[start GIVEN RECORDS]

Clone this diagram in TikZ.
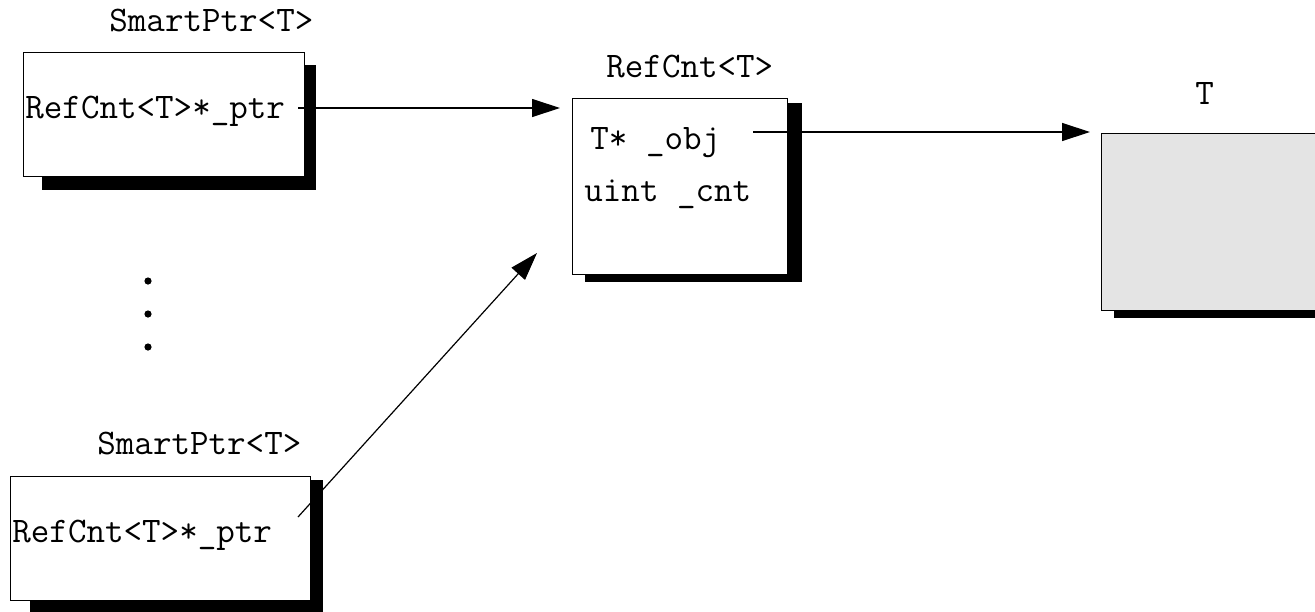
\documentclass[tikz,border=0pt]{standalone}
\usetikzlibrary{arrows.meta}
\tikzset{
  px/.style={x=0.5pt,y=-0.5pt},
  box/.style={draw=black,line width=0.6pt,fill=white,inner sep=0pt,anchor=north west},
  shadowbox/.style={fill=black},
  code/.style={font=\ttfamily\fontsize{18pt}{20pt}\selectfont,inner sep=0pt,anchor=base west},
  ptr/.style={line width=0.6pt,-{Triangle[length=14pt,width=9pt]}},
  dot/.style={circle,fill=black,inner sep=0pt,minimum size=3.6pt}
}
\begin{document}
\begin{tikzpicture}[px]
\useasboundingbox (0,0) rectangle (1315,611);
% shadows
\fill[shadowbox] (42,65) rectangle (316,190);
\fill[shadowbox] (585,103) rectangle (802,282);
\fill[shadowbox] (1114,140) rectangle (1340,318);
\fill[shadowbox] (30,480) rectangle (323,615);
% boxes
\node[box,minimum width=140.5pt,minimum height=62pt] (b1) at (23,52) {};
\node[box,minimum width=107.5pt,minimum height=88pt] (b2) at (572,98) {};
\node[box,fill={rgb,255:red,228;green,228;blue,228},minimum width=120pt,minimum height=88.5pt] (b3) at (1101,133) {};
\node[box,minimum width=150pt,minimum height=62pt] (b4) at (10,476) {};
% titles
\node[code] (l1) at (109,31) {SmartPtr<T>};
\node[code] (l2) at (606,77) {RefCnt<T>};
\node[code] (l3) at (1195,104) {T};
\node[code] (l4) at (97,454) {SmartPtr<T>};
% fields
\node[code] (t1) at (25,118) {RefCnt<T>*\_ptr};
\node[code] (t2) at (590,149) {T* \_obj};
\node[code] (t3) at (584,201) {uint \_cnt};
\node[code] (t4) at (12,542) {RefCnt<T>*\_ptr};
% dots
\node[dot] (d1) at (148,281) {};
\node[dot] (d2) at (148,314) {};
\node[dot] (d3) at (148,347) {};
% connectors
\coordinate (a1s) at (298,108);
\coordinate (a2s) at (753,132);
\coordinate (a3s) at (298,517);
\coordinate (a3e) at (537,253);
\draw[ptr] (a1s) -- ([xshift=-6pt]b2.west |- a1s);
\draw[ptr] (a2s) -- ([xshift=-5.5pt]b3.west |- a2s);
\draw[ptr] (a3s) -- (a3e);
\end{tikzpicture}
\end{document}
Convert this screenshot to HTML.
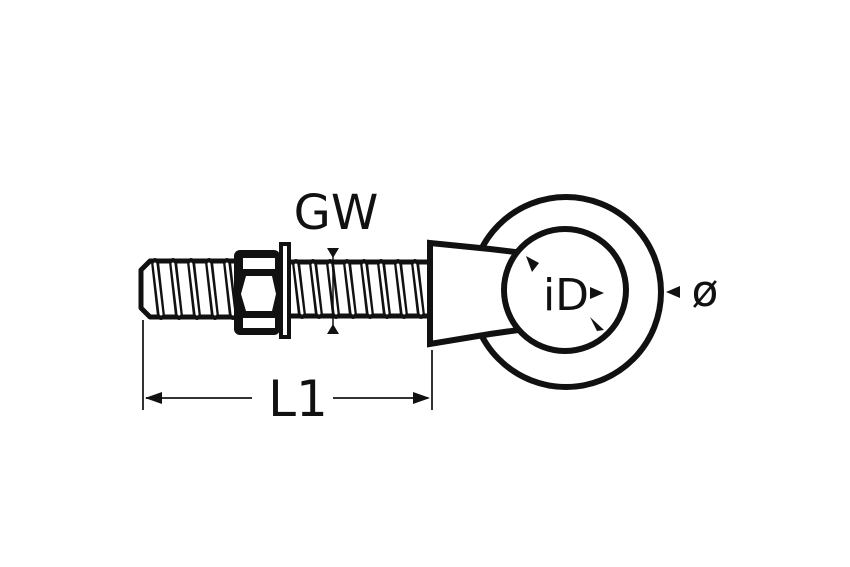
<!DOCTYPE html>
<html><head><style>
html,body{margin:0;padding:0;background:#fff;width:850px;height:567px;overflow:hidden}
svg{display:block}
text{font-family:"DejaVu Sans","Liberation Sans",sans-serif;fill:#111}
</style></head><body>
<svg width="850" height="567" viewBox="0 0 850 567">
<rect width="850" height="567" fill="#fff"/>
<g stroke="#111" fill="none" stroke-linejoin="round">
<path d="M235,261 L150,261 L141,270 L141,308 L150,317 L235,317" stroke-width="5" fill="#fff"/>
<rect x="288" y="262" width="142" height="54" stroke-width="5" fill="#fff"/>
</g>
<g stroke-linecap="round">
<g stroke="#111" stroke-width="8">
<path d="M155,262 L161,316"/><path d="M173,262 L179,316"/><path d="M191,262 L197,316"/><path d="M209,262 L215,316"/><path d="M227,262 L233,316"/>
<path d="M296,263 L302,315"/><path d="M313,263 L319,315"/><path d="M330,263 L336,315"/><path d="M347,263 L353,315"/><path d="M364,263 L370,315"/><path d="M381,263 L387,315"/><path d="M398,263 L404,315"/><path d="M415,263 L421,315"/>
</g>
<g stroke="#fff" stroke-width="3">
<path d="M155,264 L161,314"/><path d="M173,264 L179,314"/><path d="M191,264 L197,314"/><path d="M209,264 L215,314"/><path d="M227,264 L233,314"/>
<path d="M296,265 L302,313"/><path d="M313,265 L319,313"/><path d="M330,265 L336,313"/><path d="M347,265 L353,313"/><path d="M364,265 L370,313"/><path d="M381,265 L387,313"/><path d="M398,265 L404,313"/><path d="M415,265 L421,313"/>
</g>
</g>
<rect x="234" y="250" width="46" height="85" rx="6" fill="#111"/>
<rect x="243" y="258" width="32" height="11" fill="#fff"/>
<path d="M246,276 L272,276 L276,294 L272,311 L246,311 L241,294 Z" fill="#fff"/>
<rect x="243" y="318" width="32" height="10" fill="#fff"/>
<rect x="281" y="244" width="8" height="93" fill="#fff" stroke="#111" stroke-width="4"/>
<circle cx="566" cy="292" r="95" fill="#fff" stroke="#111" stroke-width="6"/>
<path d="M430,243 L490,249 L540,255 L540,327 L490,334 L430,344 Z" fill="#fff" stroke="#111" stroke-width="6"/>
<circle cx="565" cy="290" r="61" fill="#fff" stroke="#111" stroke-width="6"/>
<path d="M327,248 L339,248 L333,258 Z" fill="#111"/>
<path d="M327,334 L339,334 L333,324 Z" fill="#111"/>
<line x1="333" y1="256" x2="333" y2="326" stroke="#111" stroke-width="1.5"/>
<path d="M526,256 L532,272 L539,263 Z" fill="#111"/>
<path d="M604,293 L590,287 L590,299 Z" fill="#111"/>
<path d="M604,330 L590,317 L597,331 Z" fill="#111"/>
<path d="M666,292 L680,286 L680,298 Z" fill="#111"/>
<g stroke="#333" stroke-width="2">
<line x1="143" y1="320" x2="143" y2="410"/>
<line x1="432" y1="350" x2="432" y2="410"/>
<line x1="146" y1="398" x2="252" y2="398"/>
<line x1="333" y1="398" x2="428" y2="398"/>
</g>
<path d="M145,398 L162,392 L162,404 Z" fill="#111"/>
<path d="M430,398 L413,392 L413,404 Z" fill="#111"/>
<text x="298" y="416" font-size="50" text-anchor="middle">L1</text>
<text x="336" y="229" font-size="48" text-anchor="middle">GW</text>
<text x="566" y="310" font-size="44" text-anchor="middle">iD</text>
<text x="705" y="306" font-size="44" text-anchor="middle">ø</text>
</svg>
</body></html>
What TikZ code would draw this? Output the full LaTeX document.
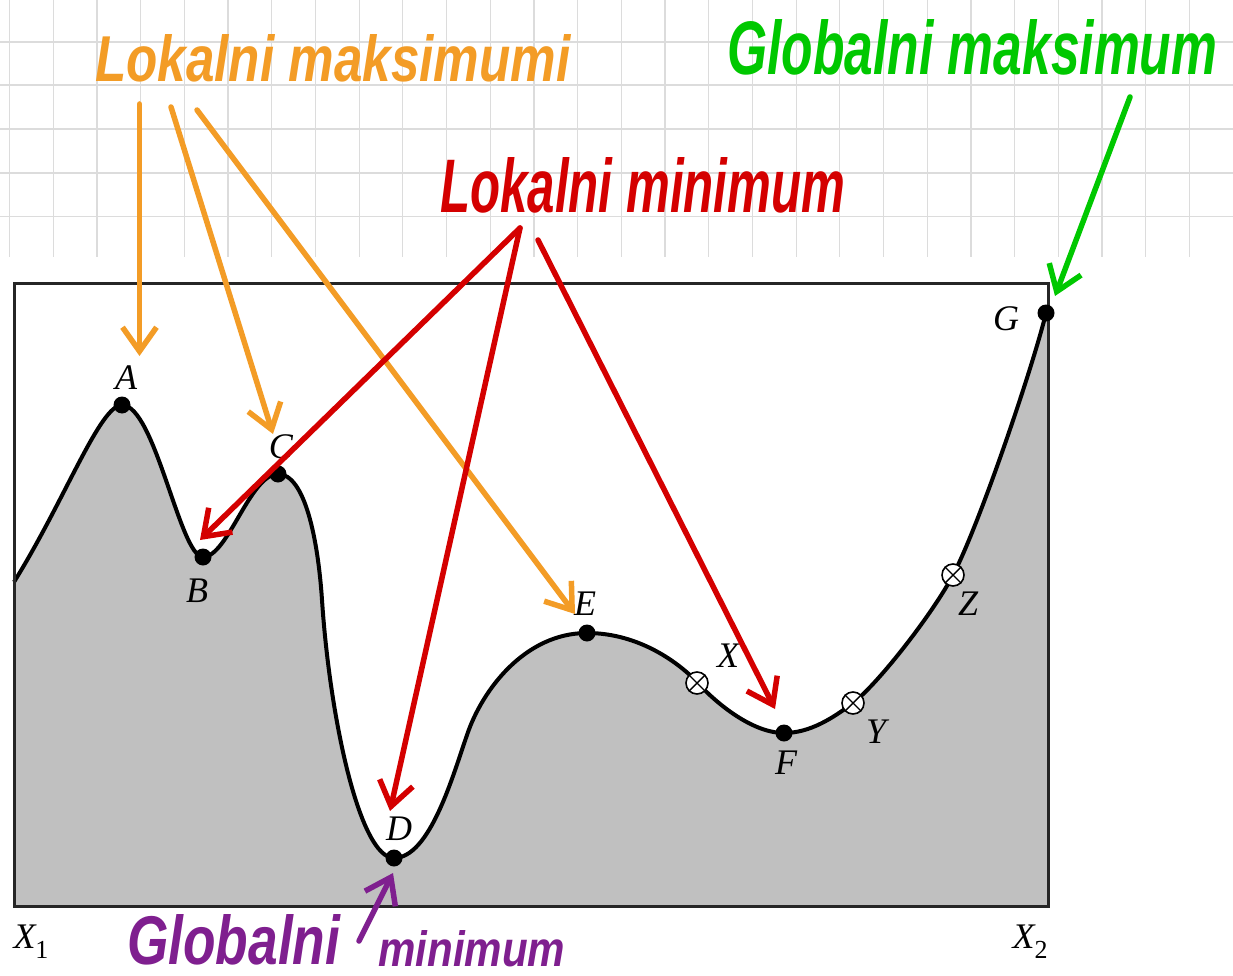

[end GIVEN RECORDS]

Compute the number of lines above that contain the string "draw". Reply with that value only.

● RESULT
5